◆ EXERCISE REQUIREMENTS ◆
Your task is to copy the listing exactly, with the pictures left out.

◆ SOURCE DATA ◆
-=-=-
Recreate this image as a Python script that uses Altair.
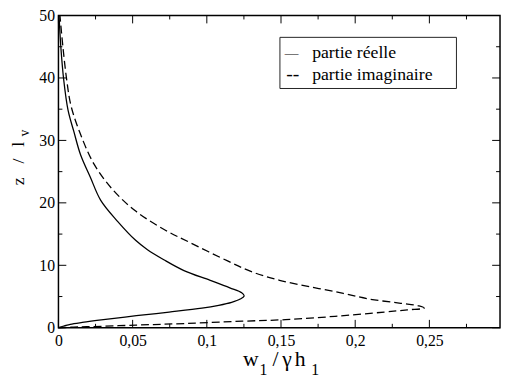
import altair as alt
import pandas as pd

# ---- data ----
z_reelle = [0, 0.12, 0.3, 0.55, 0.85, 1.3, 1.93, 2.51, 3.14, 3.6, 4.08, 4.6, 5.1, 5.6, 6.39, 7.59,
            9.16, 10.9, 12.5, 14.0, 17.0, 20.4, 24.1, 27.7, 31.4, 34.8, 39.8, 45, 50]
x_reelle = [0, 0.0012, 0.004, 0.008, 0.016, 0.0303, 0.0525, 0.0746, 0.0967, 0.108, 0.1167, 0.1225,
            0.1252, 0.1235, 0.1155, 0.1023, 0.0846, 0.071, 0.060, 0.052, 0.040, 0.0285, 0.0215,
            0.0149, 0.0104, 0.0065, 0.0035, 0.0016, 0.0004]
z_imag = [0, 0.08, 0.16, 0.42, 0.68, 1.05, 1.3, 1.83, 2.51, 2.87, 3.14, 3.5, 3.92, 4.6, 5.5, 6.5,
          7.6, 8.9, 10.7, 13.6, 15.7, 18.6, 22, 26.2, 30.9, 35.5, 39.8, 45, 50]
x_imag = [0, 0.008, 0.019, 0.0525, 0.0857, 0.124, 0.153, 0.1864, 0.2196, 0.2351, 0.2465, 0.2430,
          0.2307, 0.2095, 0.192, 0.171, 0.149, 0.131, 0.114, 0.089, 0.0715, 0.0525, 0.037, 0.024,
          0.015, 0.0085, 0.0055, 0.003, 0.001]

x_major = [0, 0.05, 0.1, 0.15, 0.2, 0.25]
x_minor = [0.025, 0.075, 0.125, 0.175, 0.225, 0.275]
y_major = [0, 10, 20, 30, 40, 50]
y_minor = [5, 15, 25, 35, 45]

legend_labels = ["partie réelle", "partie imaginaire"]
legend_marks = ["—", "--"]
x_title_parts = ["w", "1", "/", "γ", "h", "1"]
y_title_parts = ["z", "/", "l", "v"]

# ---- layout ----
W, H = 449, 317.5
FONT = "'Liberation Serif'"
MAJ, MIN = 8, 4

xs = alt.Scale(domain=[0, 0.2976], nice=False, zero=False)
ys = alt.Scale(domain=[0, 50], nice=False, zero=False)

df_r = pd.DataFrame({"x": x_reelle, "z": z_reelle, "i": list(range(len(z_reelle)))})
df_i = pd.DataFrame({"x": x_imag, "z": z_imag, "i": list(range(len(z_imag)))})

x_axis = alt.Axis(values=x_major, labelExpr="replace(toString(datum.value), '.', ',')",
                  ticks=False, tickSize=0, domain=False, grid=False, title=None,
                  labelFlush=False, labelOverlap=False, labelPadding=5,
                  labelFont=FONT, labelFontSize=16, labelColor="black")
y_axis = alt.Axis(values=y_major, ticks=False, tickSize=0, domain=False, grid=False, title=None,
                  labelFlush=False, labelOverlap=False, labelPadding=4,
                  labelFont=FONT, labelFontSize=16, labelColor="black")

line_r = alt.Chart(df_r).mark_line(color="black", strokeWidth=1.3, interpolate="catmull-rom").encode(
    x=alt.X("x:Q", scale=xs, axis=x_axis),
    y=alt.Y("z:Q", scale=ys, axis=y_axis),
    order="i:Q",
)
line_i = alt.Chart(df_i).mark_line(color="black", strokeWidth=1.3, strokeDash=[8, 4],
                                   interpolate="catmull-rom").encode(
    x=alt.X("x:Q", scale=xs, axis=x_axis),
    y=alt.Y("z:Q", scale=ys, axis=y_axis),
    order="i:Q",
)


def xticks(vals, length):
    d = pd.DataFrame({"x": vals})
    bot = alt.Chart(d).mark_rule(color="black", strokeWidth=1).encode(
        x=alt.X("x:Q", scale=xs, axis=x_axis), y=alt.value(H), y2=alt.value(H - length))
    top = alt.Chart(d).mark_rule(color="black", strokeWidth=1).encode(
        x=alt.X("x:Q", scale=xs, axis=x_axis), y=alt.value(0), y2=alt.value(length))
    return [bot, top]


def yticks(vals, length):
    d = pd.DataFrame({"z": vals})
    left = alt.Chart(d).mark_rule(color="black", strokeWidth=1).encode(
        y=alt.Y("z:Q", scale=ys, axis=y_axis), x=alt.value(0), x2=alt.value(length))
    right = alt.Chart(d).mark_rule(color="black", strokeWidth=1).encode(
        y=alt.Y("z:Q", scale=ys, axis=y_axis), x=alt.value(W), x2=alt.value(W - length))
    return [left, right]


def label(text, x, y, size, align="center", angle=0):
    return alt.Chart(pd.DataFrame({"t": [text]})).mark_text(
        font=FONT, fontSize=size, color="black", align=align, baseline="alphabetic", angle=angle
    ).encode(x=alt.value(x), y=alt.value(y), text="t:N")


ticks = xticks(x_major, MAJ) + xticks(x_minor, MIN) + yticks(y_major, MAJ) + yticks(y_minor, MIN)

# x title  w1 / γ h1
xt = [
    label(x_title_parts[0], 195.7, 356.8, 22),
    label(x_title_parts[1], 208.5, 365.8, 16),
    label(x_title_parts[2], 220.7, 356.8, 22),
    label(x_title_parts[3], 232.4, 356.8, 22),
    label(x_title_parts[4], 245.7, 356.8, 22),
    label(x_title_parts[5], 261.0, 365.8, 16),
]
# y title  z / lv (rotated)
yt = [
    label(y_title_parts[0], -35.0, 168.5, 18, angle=270),
    label(y_title_parts[1], -35.0, 148.0, 18, angle=270),
    label(y_title_parts[2], -35.0, 131.0, 18, angle=270),
    label(y_title_parts[3], -29.5, 119.5, 14, angle=270),
]

# legend box
box = alt.Chart(pd.DataFrame({"a": [0]})).mark_rect(
    fill="white", stroke="#222222", strokeWidth=1
).encode(x=alt.value(225.2), x2=alt.value(404.7), y=alt.value(22.2), y2=alt.value(74.2))
leg = [
    box,
    label(legend_marks[0], 237.2, 43.5, 14),
    label(legend_marks[1], 238.2, 65.8, 20),
    label(legend_labels[0], 258.0, 43.5, 18, align="left"),
    label(legend_labels[1], 258.0, 65.8, 18, align="left"),
]

chart = alt.layer(line_r, line_i, *ticks, *leg, *xt, *yt).properties(
    width=W, height=H,
    padding={"left": 51.3, "top": 4.5, "right": 1, "bottom": 51},
    autosize=alt.AutoSizeParams(type="none"),
).configure_view(
    stroke="black", strokeWidth=1.5
)

chart.save("out.html", embed_options={"renderer": "svg", "actions": False})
-=-=-
◆ CORRECT RESPONSE ◆
Recreate this image as a Python script that uses Altair.
import altair as alt
import pandas as pd

# ---- data ----
z_reelle = [0, 0.12, 0.3, 0.55, 0.85, 1.3, 1.93, 2.51, 3.14, 3.6, 4.08, 4.6, 5.1, 5.6, 6.39, 7.59,
            9.16, 10.9, 12.5, 14.0, 17.0, 20.4, 24.1, 27.7, 31.4, 34.8, 39.8, 45, 50]
x_reelle = [0, 0.0012, 0.004, 0.008, 0.016, 0.0303, 0.0525, 0.0746, 0.0967, 0.108, 0.1167, 0.1225,
            0.1252, 0.1235, 0.1155, 0.1023, 0.0846, 0.071, 0.060, 0.052, 0.040, 0.0285, 0.0215,
            0.0149, 0.0104, 0.0065, 0.0035, 0.0016, 0.0004]
z_imag = [0, 0.08, 0.16, 0.42, 0.68, 1.05, 1.3, 1.83, 2.51, 2.87, 3.14, 3.5, 3.92, 4.6, 5.5, 6.5,
          7.6, 8.9, 10.7, 13.6, 15.7, 18.6, 22, 26.2, 30.9, 35.5, 39.8, 45, 50]
x_imag = [0, 0.008, 0.019, 0.0525, 0.0857, 0.124, 0.153, 0.1864, 0.2196, 0.2351, 0.2465, 0.2430,
          0.2307, 0.2095, 0.192, 0.171, 0.149, 0.131, 0.114, 0.089, 0.0715, 0.0525, 0.037, 0.024,
          0.015, 0.0085, 0.0055, 0.003, 0.001]

x_major = [0, 0.05, 0.1, 0.15, 0.2, 0.25]
x_minor = [0.025, 0.075, 0.125, 0.175, 0.225, 0.275]
y_major = [0, 10, 20, 30, 40, 50]
y_minor = [5, 15, 25, 35, 45]

legend_labels = ["partie réelle", "partie imaginaire"]
legend_marks = ["—", "--"]
x_title_parts = ["w", "1", "/", "γ", "h", "1"]
y_title_parts = ["z", "/", "l", "v"]

# ---- layout ----
W, H = 449, 317.5
FONT = "'Liberation Serif'"
MAJ, MIN = 8, 4

xs = alt.Scale(domain=[0, 0.2976], nice=False, zero=False)
ys = alt.Scale(domain=[0, 50], nice=False, zero=False)

df_r = pd.DataFrame({"x": x_reelle, "z": z_reelle, "i": list(range(len(z_reelle)))})
df_i = pd.DataFrame({"x": x_imag, "z": z_imag, "i": list(range(len(z_imag)))})

x_axis = alt.Axis(values=x_major, labelExpr="replace(toString(datum.value), '.', ',')",
                  ticks=False, tickSize=0, domain=False, grid=False, title=None,
                  labelFlush=False, labelOverlap=False, labelPadding=5,
                  labelFont=FONT, labelFontSize=16, labelColor="black")
y_axis = alt.Axis(values=y_major, ticks=False, tickSize=0, domain=False, grid=False, title=None,
                  labelFlush=False, labelOverlap=False, labelPadding=4,
                  labelFont=FONT, labelFontSize=16, labelColor="black")

line_r = alt.Chart(df_r).mark_line(color="black", strokeWidth=1.3, interpolate="catmull-rom").encode(
    x=alt.X("x:Q", scale=xs, axis=x_axis),
    y=alt.Y("z:Q", scale=ys, axis=y_axis),
    order="i:Q",
)
line_i = alt.Chart(df_i).mark_line(color="black", strokeWidth=1.3, strokeDash=[8, 4],
                                   interpolate="catmull-rom").encode(
    x=alt.X("x:Q", scale=xs, axis=x_axis),
    y=alt.Y("z:Q", scale=ys, axis=y_axis),
    order="i:Q",
)


def xticks(vals, length):
    d = pd.DataFrame({"x": vals})
    bot = alt.Chart(d).mark_rule(color="black", strokeWidth=1).encode(
        x=alt.X("x:Q", scale=xs, axis=x_axis), y=alt.value(H), y2=alt.value(H - length))
    top = alt.Chart(d).mark_rule(color="black", strokeWidth=1).encode(
        x=alt.X("x:Q", scale=xs, axis=x_axis), y=alt.value(0), y2=alt.value(length))
    return [bot, top]


def yticks(vals, length):
    d = pd.DataFrame({"z": vals})
    left = alt.Chart(d).mark_rule(color="black", strokeWidth=1).encode(
        y=alt.Y("z:Q", scale=ys, axis=y_axis), x=alt.value(0), x2=alt.value(length))
    right = alt.Chart(d).mark_rule(color="black", strokeWidth=1).encode(
        y=alt.Y("z:Q", scale=ys, axis=y_axis), x=alt.value(W), x2=alt.value(W - length))
    return [left, right]


def label(text, x, y, size, align="center", angle=0):
    return alt.Chart(pd.DataFrame({"t": [text]})).mark_text(
        font=FONT, fontSize=size, color="black", align=align, baseline="alphabetic", angle=angle
    ).encode(x=alt.value(x), y=alt.value(y), text="t:N")


ticks = xticks(x_major, MAJ) + xticks(x_minor, MIN) + yticks(y_major, MAJ) + yticks(y_minor, MIN)

# x title  w1 / γ h1
xt = [
    label(x_title_parts[0], 195.7, 356.8, 22),
    label(x_title_parts[1], 208.5, 365.8, 16),
    label(x_title_parts[2], 220.7, 356.8, 22),
    label(x_title_parts[3], 232.4, 356.8, 22),
    label(x_title_parts[4], 245.7, 356.8, 22),
    label(x_title_parts[5], 261.0, 365.8, 16),
]
# y title  z / lv (rotated)
yt = [
    label(y_title_parts[0], -35.0, 168.5, 18, angle=270),
    label(y_title_parts[1], -35.0, 148.0, 18, angle=270),
    label(y_title_parts[2], -35.0, 131.0, 18, angle=270),
    label(y_title_parts[3], -29.5, 119.5, 14, angle=270),
]

# legend box
box = alt.Chart(pd.DataFrame({"a": [0]})).mark_rect(
    fill="white", stroke="#222222", strokeWidth=1
).encode(x=alt.value(225.2), x2=alt.value(404.7), y=alt.value(22.2), y2=alt.value(74.2))
leg = [
    box,
    label(legend_marks[0], 237.2, 43.5, 14),
    label(legend_marks[1], 238.2, 65.8, 20),
    label(legend_labels[0], 258.0, 43.5, 18, align="left"),
    label(legend_labels[1], 258.0, 65.8, 18, align="left"),
]

chart = alt.layer(line_r, line_i, *ticks, *leg, *xt, *yt).properties(
    width=W, height=H,
    padding={"left": 51.3, "top": 4.5, "right": 1, "bottom": 51},
    autosize=alt.AutoSizeParams(type="none"),
).configure_view(
    stroke="black", strokeWidth=1.5
)

chart.save("out.html", embed_options={"renderer": "svg", "actions": False})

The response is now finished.